Story & Lesson Highlights with Edward Ray of The Hague – Europe

We recently had the chance to connect with Edward Ray and have shared our conversation below.

Good morning Edward, we’re so happy to have you here with us and we’d love to explore your story and how you think about life and legacy and so much more. So let’s start with a question we often ask: What do you think is misunderstood about your business? 
There is a persistent misunderstanding that commissioned composition is about “taste” or “vibes”.

Clients aren’t just paying for assets, even when they think they are. They are actually paying to remove uncertainty. That uncertainty shows up as rewrites, missed deadlines, blurred direction, undefined ownership and projects that slowly drift off course.

Whilst my title is composer, I am increasingly responsible for the entire audio pipeline, not just notes on a timeline. My role is to stabilise those variables, make decisions early and carry responsibility so directors can focus elsewhere. The budget line says “music”. In practice, my business functions as a risk-mitigation service that happens to involve it.

There is also the common misconception that the work consists of “being engrossed in my passion” all day. On smaller projects that can be true. On larger ones, the work skews toward coordination, decision-making, pipeline management… By the time a cue is required, the timeline is usually already compressed. Navigating those constraints is part of what clients are actually hiring for.

Can you briefly introduce yourself and share what makes you or your brand unique?
I’m a composer and audio lead working in games, currently leading audio on FIFA Heroes. In practice, that means writing music and sound design whilst also overseeing how audio is planned, structured and implemented across a project. My role sits somewhere between creative direction and technical problem-solving.

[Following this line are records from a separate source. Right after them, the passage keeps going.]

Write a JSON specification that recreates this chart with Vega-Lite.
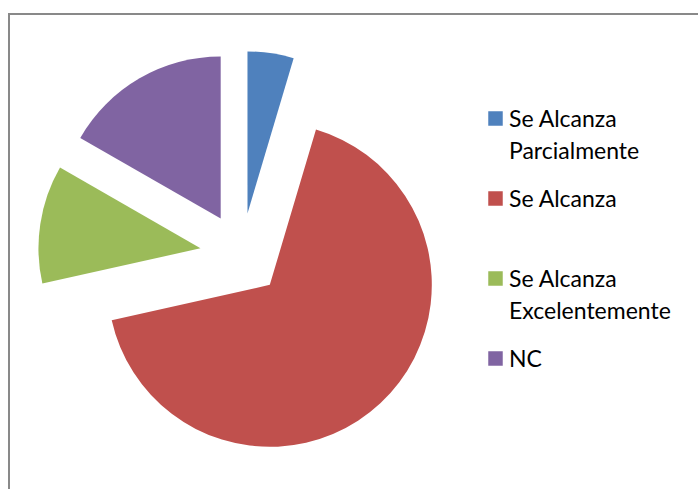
{
  "$schema": "https://vega.github.io/schema/vega-lite/v6.json",
  "width": 689,
  "height": 475,
  "autosize": {"type": "none"},
  "padding": {"left": 9, "top": 14, "right": 0, "bottom": 0},
  "background": "#ffffff",
  "config": {
    "view": {"stroke": "#898989", "strokeWidth": 2, "strokeDash": [689, 1164, 480]}
  },
  "data": {
    "values": [
      {"cat": "Se Alcanza Parcialmente", "v": 4.6, "i": 1},
      {"cat": "Se Alcanza", "v": 66.9, "i": 2},
      {"cat": "Se Alcanza Excelentemente", "v": 11.8, "i": 3},
      {"cat": "NC", "v": 16.7, "i": 4}
    ]
  },
  "transform": [
    {"window": [{"op": "sum", "field": "v", "as": "t1"}], "sort": [{"field": "i"}], "frame": [null, 0]},
    {"joinaggregate": [{"op": "sum", "field": "v", "as": "total"}]},
    {"calculate": "datum.t1 - datum.v", "as": "t0"},
    {"calculate": "sin(PI * (datum.t0 + datum.t1) / datum.total)", "as": "dx"},
    {"calculate": "cos(PI * (datum.t0 + datum.t1) / datum.total)", "as": "dy"}
  ],
  "mark": {"type": "arc", "outerRadius": 162},
  "encoding": {
    "theta": {"field": "t0", "type": "quantitative", "scale": {"domain": [0, 100], "nice": false}},
    "theta2": {"field": "t1"},
    "x": {"field": "dx", "type": "quantitative", "axis": null, "stack": null, "scale": {"domain": [-1, 1], "range": [191, 274]}},
    "y": {"field": "dy", "type": "quantitative", "axis": null, "stack": null, "scale": {"domain": [-1, 1], "range": [282, 199]}},
    "color": {
      "field": "cat",
      "type": "nominal",
      "scale": {
        "domain": ["Se Alcanza Parcialmente", "Se Alcanza", "Se Alcanza Excelentemente", "NC"],
        "range": ["#4F81BD", "#C0504D", "#9BBB59", "#8064A2"]
      },
      "legend": {
        "orient": "none",
        "legendX": 475,
        "legendY": 93,
        "title": null,
        "padding": 0,
        "symbolType": "square",
        "symbolSize": 210,
        "symbolStrokeWidth": 0,
        "symbolOpacity": 1,
        "labelFont": "Lato",
        "labelFontSize": 23,
        "labelColor": "#000000",
        "labelOffset": 2,
        "labelLimit": 0,
        "labelBaseline": "alphabetic",
        "gridAlign": "all",
        "rowPadding": 23,
        "labelExpr": "length(datum.label) > 12 ? [substring(datum.label, 0, lastindexof(datum.label, ' ')), substring(datum.label, lastindexof(datum.label, ' ') + 1)] : datum.label",
        "encode": {"labels": {"update": {"dy": {"value": 8}, "lineHeight": {"value": 32}}}}
      }
    }
  }
}
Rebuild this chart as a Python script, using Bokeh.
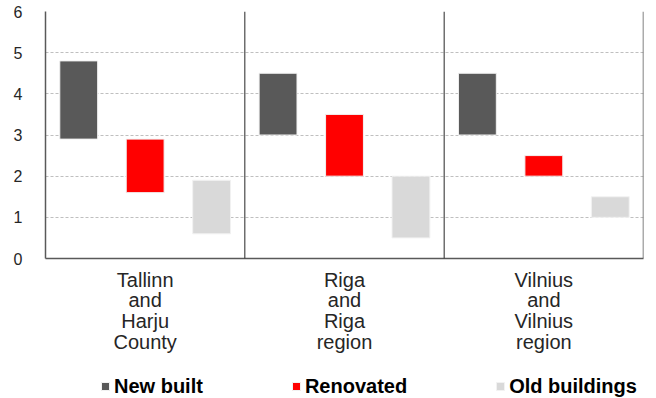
from bokeh.plotting import figure
from bokeh.layouts import column
from bokeh.models import FactorRange, Range1d, Span, Legend, LegendItem
from bokeh.transform import dodge
from bokeh.embed import file_html
from bokeh.resources import INLINE

# Price ranges by region and dwelling type
regions = ["Tallinn\nand\nHarju\nCounty", "Riga\nand\nRiga\nregion", "Vilnius\nand\nVilnius\nregion"]
series = ["New built", "Renovated", "Old buildings"]
colors = ["#595959", "#FF0000", "#D9D9D9"]
new_low = [2.9, 3.0, 3.0]
new_high = [4.8, 4.5, 4.5]
ren_low = [1.6, 2.0, 2.0]
ren_high = [2.9, 3.5, 2.5]
old_low = [0.6, 0.5, 1.0]
old_high = [1.9, 2.0, 1.5]
y_ticks = [0, 1, 2, 3, 4, 5, 6]

FONT = "Liberation Sans"
BAR_LINE = "#F2F2F2"

p = figure(
    x_range=FactorRange(*regions, range_padding=0),
    y_range=(0, 6),
    width=656, height=370,
    min_border_left=45, min_border_right=13,
    min_border_top=11, min_border_bottom=112,
    toolbar_location=None, output_backend="svg",
)
p.outline_line_color = None

src = dict(region=regions,
           new_low=new_low, new_high=new_high,
           ren_low=ren_low, ren_high=ren_high,
           old_low=old_low, old_high=old_high)

offsets = [-1 / 3, 0, 1 / 3]
cols = [("new_low", "new_high"), ("ren_low", "ren_high"), ("old_low", "old_high")]


def draw_bars(fig):
    out = []
    for (lo, hi), off, col in zip(cols, offsets, colors):
        out.append(fig.vbar(x=dodge("region", off, range=fig.x_range), bottom=lo, top=hi,
                            width=0.19, source=src, fill_color=col, line_color=BAR_LINE,
                            line_width=1))
    return out


draw_bars(p)

# y axis
p.yaxis.ticker = y_ticks
p.yaxis.major_tick_out = 0
p.yaxis.major_tick_in = 0
p.yaxis.minor_tick_out = 0
p.yaxis.minor_tick_in = 0
p.yaxis.major_label_standoff = 23
p.yaxis.major_label_text_font = FONT
p.yaxis.major_label_text_font_size = "16px"
p.yaxis.major_label_text_color = "#262626"
p.yaxis.axis_line_color = "#595959"
p.yaxis.axis_line_width = 1.5

# x axis with stacked region names
p.xaxis.major_tick_out = 0
p.xaxis.major_tick_in = 0
p.xaxis.major_label_standoff = 10
p.xaxis.major_label_text_font = FONT
p.xaxis.major_label_text_font_size = "20px"
p.xaxis.major_label_text_color = "#262626"
p.xaxis.major_label_text_line_height = 0.95
p.xaxis.axis_line_color = "#595959"
p.xaxis.axis_line_width = 1.5

# grid
p.xgrid.grid_line_color = None
p.ygrid.ticker = y_ticks
p.ygrid.grid_line_color = "#BFBFBF"
p.ygrid.grid_line_dash = "3 2"

# region separators and right border
for loc, c, w in [(1, "#262626", 1), (2, "#262626", 1), (3, "#595959", 1.5)]:
    p.add_layout(Span(location=loc, dimension="height", line_color=c, line_width=w))

# legend strip underneath the chart (its bars sit outside the visible y span,
# only the legend swatches show)
lg = figure(width=656, height=28, x_range=p.x_range, y_range=Range1d(10, 11),
            min_border_left=45, min_border_right=13, min_border_top=0, min_border_bottom=0,
            toolbar_location=None, output_backend="svg",
            x_axis_type=None, y_axis_type=None)
lg.outline_line_color = None
lg.xgrid.grid_line_color = None
lg.ygrid.grid_line_color = None
swatches = draw_bars(lg)

legend = Legend(
    items=[LegendItem(label=s, renderers=[r]) for s, r in zip(series, swatches)],
    orientation="horizontal",
    location=(55, 0),
    spacing=88,
    padding=0,
    margin=0,
    glyph_width=10,
    glyph_height=10,
    label_standoff=4,
    label_height=24,
    label_text_font=FONT,
    label_text_font_size="20px",
    label_text_font_style="bold",
    label_text_color="#000000",
    border_line_color=None,
    background_fill_color=None,
)
lg.add_layout(legend, "center")

open("out.html", "w").write(file_html(column(p, lg, spacing=0), INLINE))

What tends to define my work is that I treat audio as infrastructure rather than ornament. I favour early decisions, pipelines that actually hold up under pressure and fewer surprises once a project is already moving fast. That mindset usually suits teams who want momentum without chaos. Not all teams are aware of how badly they actually need that. That’s usually when I get involved.

Outside of client work, I spend an inordinate amount of time writing and building long-form projects about creative work, discipline and authorship. Some of it is practical, some of it is deliberately uncomfortable. It all comes from the same instinct: clarity over mystique, responsibility over “vibes” and doing the work properly even when no one is watching. I’m often told I work too much. I tend to disagree!

Okay, so here’s a deep one: What’s a moment that really shaped how you see the world?
Early in my career, I felt ignored. At the time, it seemed unfair. It wasn’t. None of us are special.

I watched people far more talented than myself stall. Not because they lacked ability, but because they assumed potential would be recognised without being made legible. I spoke to a composer whose work I greatly admire and discovered that even he struggled to be consistently noticed, despite a résumé far stronger than mine at the time. That forced a recalibration. If someone at his level could be overlooked, the problem clearly was not talent alone.

My first reaction was doubt. That is where many people retreat inward. I did as well, briefly. Then I stepped back and paid attention. I studied how businesses function, how people present themselves, and how work actually moves through the world. The pattern was obvious. Effort by itself carries little weight. Effort without consistency and follow-through is ornamental.

That realisation changed how I operate. I began to prioritise structure over intention, responsibility over expression and finishing over starting. Things became simpler. Not kinder, and certainly not easier, but clearer. That clarity has stayed with me ever since.

Was there ever a time you almost gave up?
Yes, briefly.

There were moments where I considered stopping, usually when the gap between effort and traction felt unjustifiably wide. At the time it was tempting to read that as a verdict on the work itself. It was actually a verdict on how I was operating.

Once that distinction clicked, the question shifted from “should I stop” to “what has to change.” The answer was not more passion or persistence, but more clarity, structure and intention. From that point on, continuing was no longer an act of faith. It became a decision.

I think our readers would appreciate hearing more about your values and what you think matters in life and career, etc. So our next question is along those lines. Is the public version of you the real you?
Yes, but it’s edited. The public version of me isn’t a mask but a deliberate compression. It emphasises the parts of me that are useful in the context I work in: clarity, directness and responsibility. Other parts are private because they are irrelevant to the job, not because they are inauthentic. Everyone curates. Most people just do it unconsciously whereas I do it deliberately. That difference often gets misread as performance. The person doing the work and the person presenting it are the same.

Okay, so before we go, let’s tackle one more area. Have you ever gotten what you wanted, and found it did not satisfy you?
Yes, often. When I get what I was aiming for, the feeling is usually brief. It’s less satisfaction and more a quiet check of whether the goal made sense in the first place. Sometimes it does. Sometimes it doesn’t. Either way, I don’t sit in it for long.

I’ve realised I’m not very good at stopping. Once something is working, my attention moves to what could be improved or where it breaks under pressure. It’s just how I stay engaged. I don’t think I’m meant to be permanently satisfied. I’m more comfortable when things are moving forward and becoming more precise.